# Culturing lesser wax worms made easy



## oddlot (Jun 28, 2010)

This is how I culture and feed lesser wax worms.

First you will need to gather all the supplies you will need;

Rice baby cereal,honey, a vessel (ff cup & lid),a bowl and fork,a coffee filter,feeder tongs,and a donor culture.

1) pour some baby cereal in a bowl.Gerber or beech nut is fine.

2) Pour some honey in the middle of the cereal and start working it into the cereal by pressing it in with the fork.You can use any kind of honey.Mine is dark like Molasses because it's buckwheat honey and I didn't like the taste of it.If you use regular honey it will be a bit lighter in color.You want it to be uniformly mixed and it should be almost doughy.

3) When you get the desired consistency put about 1 1/2-2 inches in the ff cup.I use a ff cup and lid because I have them handy and they are cheap.You can use whatever you prefer,just make sure it is well ventilated and secure.

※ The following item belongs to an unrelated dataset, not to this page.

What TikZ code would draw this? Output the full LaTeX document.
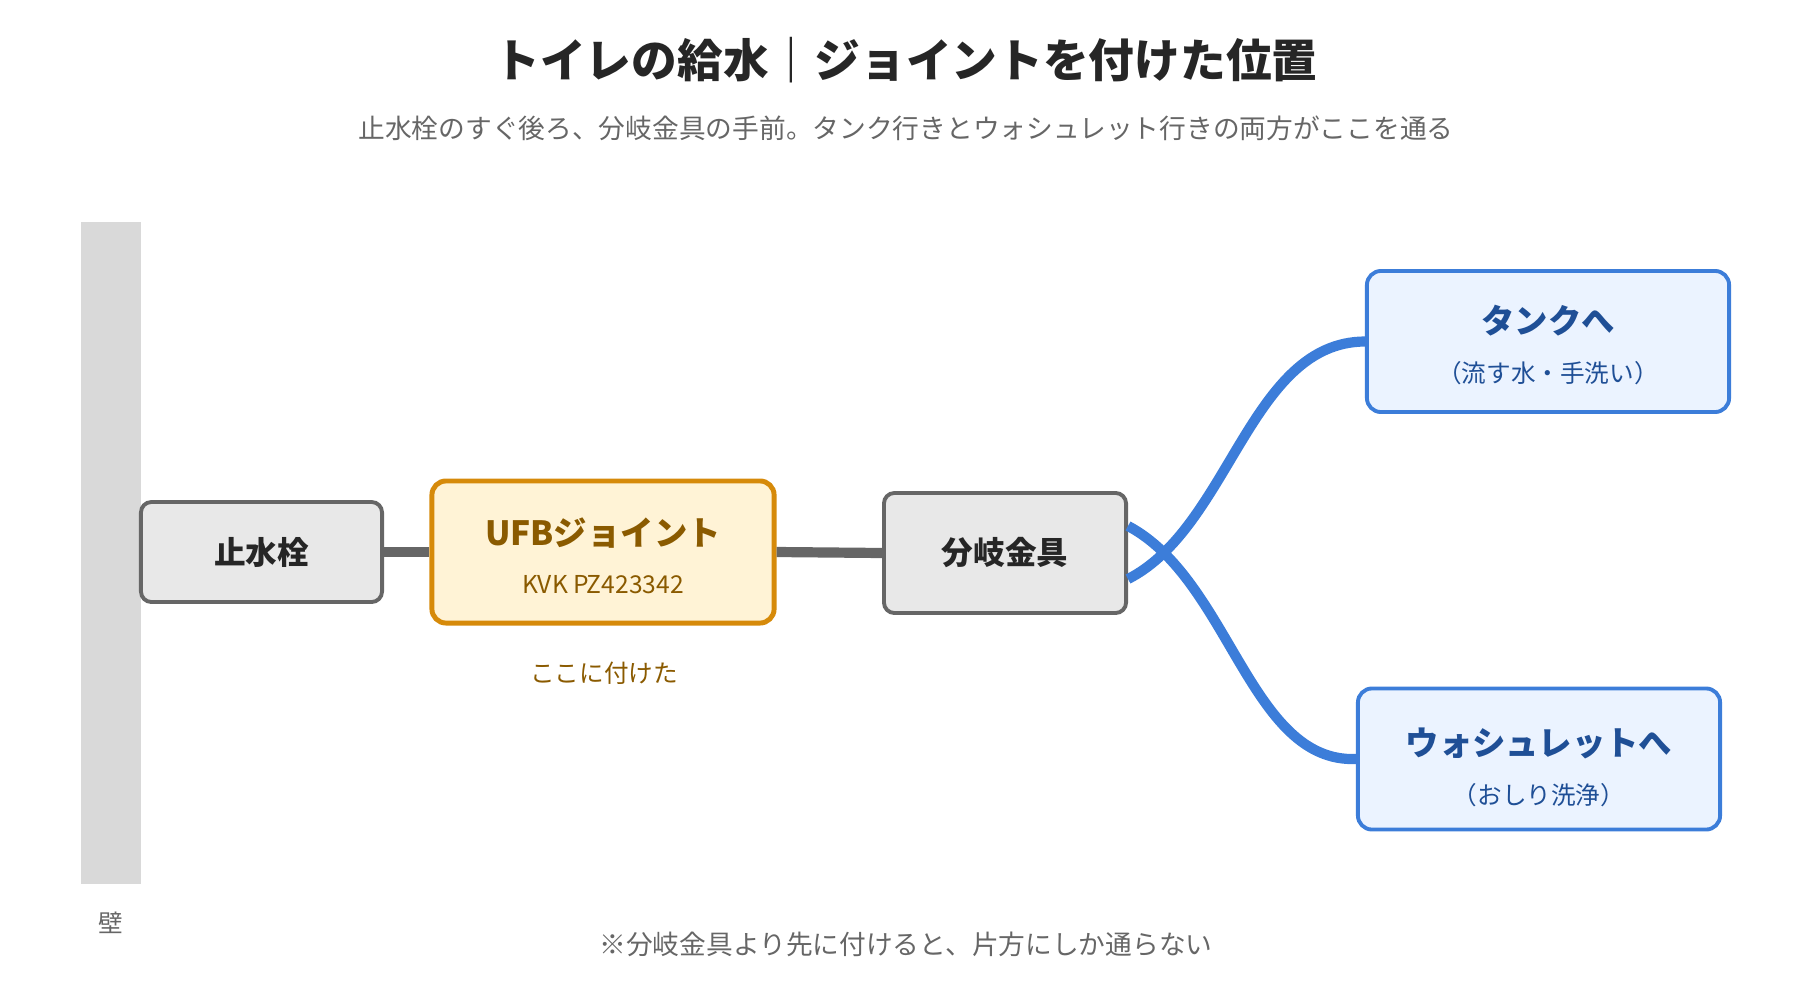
\documentclass[tikz,border=0pt]{standalone}
\usepackage{fontspec}
\setmainfont{Noto Sans CJK JP}
\usetikzlibrary{positioning}
\definecolor{wallgray}{HTML}{D9D9D9}
\definecolor{boxgray}{HTML}{E8E8E8}
\definecolor{edgegray}{HTML}{666666}
\definecolor{jointfill}{HTML}{FFF3D6}
\definecolor{jointedge}{HTML}{D68A0A}
\definecolor{jointtext}{HTML}{8A5A00}
\definecolor{outfill}{HTML}{EBF3FF}
\definecolor{outedge}{HTML}{3C7DD9}
\definecolor{outtext}{HTML}{1F4F96}
\tikzset{
  part/.style={draw=edgegray, fill=boxgray, line width=1.1pt, rounded corners=3pt, font=\fontsize{9}{10}\selectfont\bfseries, text=black!85},
  outlet/.style={draw=outedge, fill=outfill, line width=1.1pt, rounded corners=4pt, minimum width=3.62cm, minimum height=1.41cm},
  pipe/.style={edgegray, line width=2.9pt},
  hose/.style={outedge, line width=2.9pt},
}
\begin{document}
\begin{tikzpicture}[x=0.01cm, y=-0.01cm]
        \useasboundingbox (0, 0) rectangle (1800, 1000);
        \node[font=\fontsize{13}{15}\selectfont\bfseries, text=black!85] (title) at (906, 60) {トイレの給水｜ジョイントを付けた位置};
        \node[font=\fontsize{7.6}{9}\selectfont, text=black!60] (subtitle) at (906, 128) {止水栓のすぐ後ろ、分岐金具の手前。タンク行きとウォシュレット行きの両方がここを通る};
        \fill[wallgray] (81, 222) rectangle (141, 884);
        \node[font=\fontsize{7}{8}\selectfont, text=black!60] (wall) at (111, 923) {壁};
        \node[part, minimum width=2.41cm, minimum height=1.0cm] (valve) at (261.5, 552) {止水栓};
        \node[part, minimum width=2.42cm, minimum height=1.2cm] (fork) at (1005, 553) {分岐金具};
        \node[draw=jointedge, fill=jointfill, line width=1.4pt, rounded corners=4pt, minimum width=3.42cm, minimum height=1.42cm] (joint) at (603, 552) {};
        \node[font=\fontsize{9.5}{10}\selectfont\bfseries, text=jointtext] (jointname) at (603, 533) {UFBジョイント};
        \node[font=\fontsize{7}{8}\selectfont, text=jointtext] (model) at (603, 585) {KVK PZ423342};
        \node[font=\fontsize{7}{8}\selectfont, text=jointtext] (here) at (604, 673) {ここに付けた};
        \node[outlet] (tank) at (1548, 341.5) {};
        \node[font=\fontsize{9.5}{10}\selectfont\bfseries, text=outtext] (tankname) at (1548, 321) {タンクへ};
        \node[font=\fontsize{7}{8}\selectfont, text=outtext] (tanknote) at (1548, 373) {（流す水・手洗い）};
        \node[outlet] (washlet) at (1539, 759) {};
        \node[font=\fontsize{9.5}{10}\selectfont\bfseries, text=outtext] (washname) at (1539, 743) {ウォシュレットへ};
        \node[font=\fontsize{7}{8}\selectfont, text=outtext] (washnote) at (1539, 795) {（おしり洗浄）};
        \node[font=\fontsize{7.6}{9}\selectfont, text=black!60] (note) at (906, 944) {※分岐金具より先に付けると、片方にしか通らない};
        \draw[pipe] (valve.east) -- (joint.west);
        \draw[pipe] (joint.east) -- (fork.west);
        \coordinate (forkup) at ([yshift=-0.26cm]fork.east);
        \coordinate (forkdown) at ([yshift=0.27cm]fork.east);
        \draw[hose] (forkup) .. controls (1230, 527) and (1250, 342) .. (tank.west);
        \draw[hose] (forkdown) .. controls (1230, 580) and (1250, 763) .. (washlet.west);
      \end{tikzpicture}
\end{document}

4) Put a heaping tablespoon of media from the donor culture right on top.This will have eggs and tiny to adult larvae by the hundreds or even more.Some of the larvae will start to crawl out and disperse right away. Before you put the lid on you want to put some moths in there so they keep laying eggs to really get the new culture going.After you add the moths quickly cover the cup with the coffee filter,then the lid.These guys sometimes chew through the lid material which is why I've been using the coffee filter and it has been working well for me.I'm going to experiment with cutting some super fine screen and hot gluing it to the bottom of the lid.I will post pics of it later on after I find what works best.

The way I catch the moths is pretty easy.Before I open the donor culture,I tap the moths to the bottom,remove the lid and quickly cover it with another ff cup.The moths naturally want to fly to the top.It doesn't take long before they are in the top cup.Put a lid on it while the cup is still upside down.When you're ready to include them in the new culture simply tap them to the bottom of the cup and dump them into it.As stated above,this has to be done quickly, or you will have escapees.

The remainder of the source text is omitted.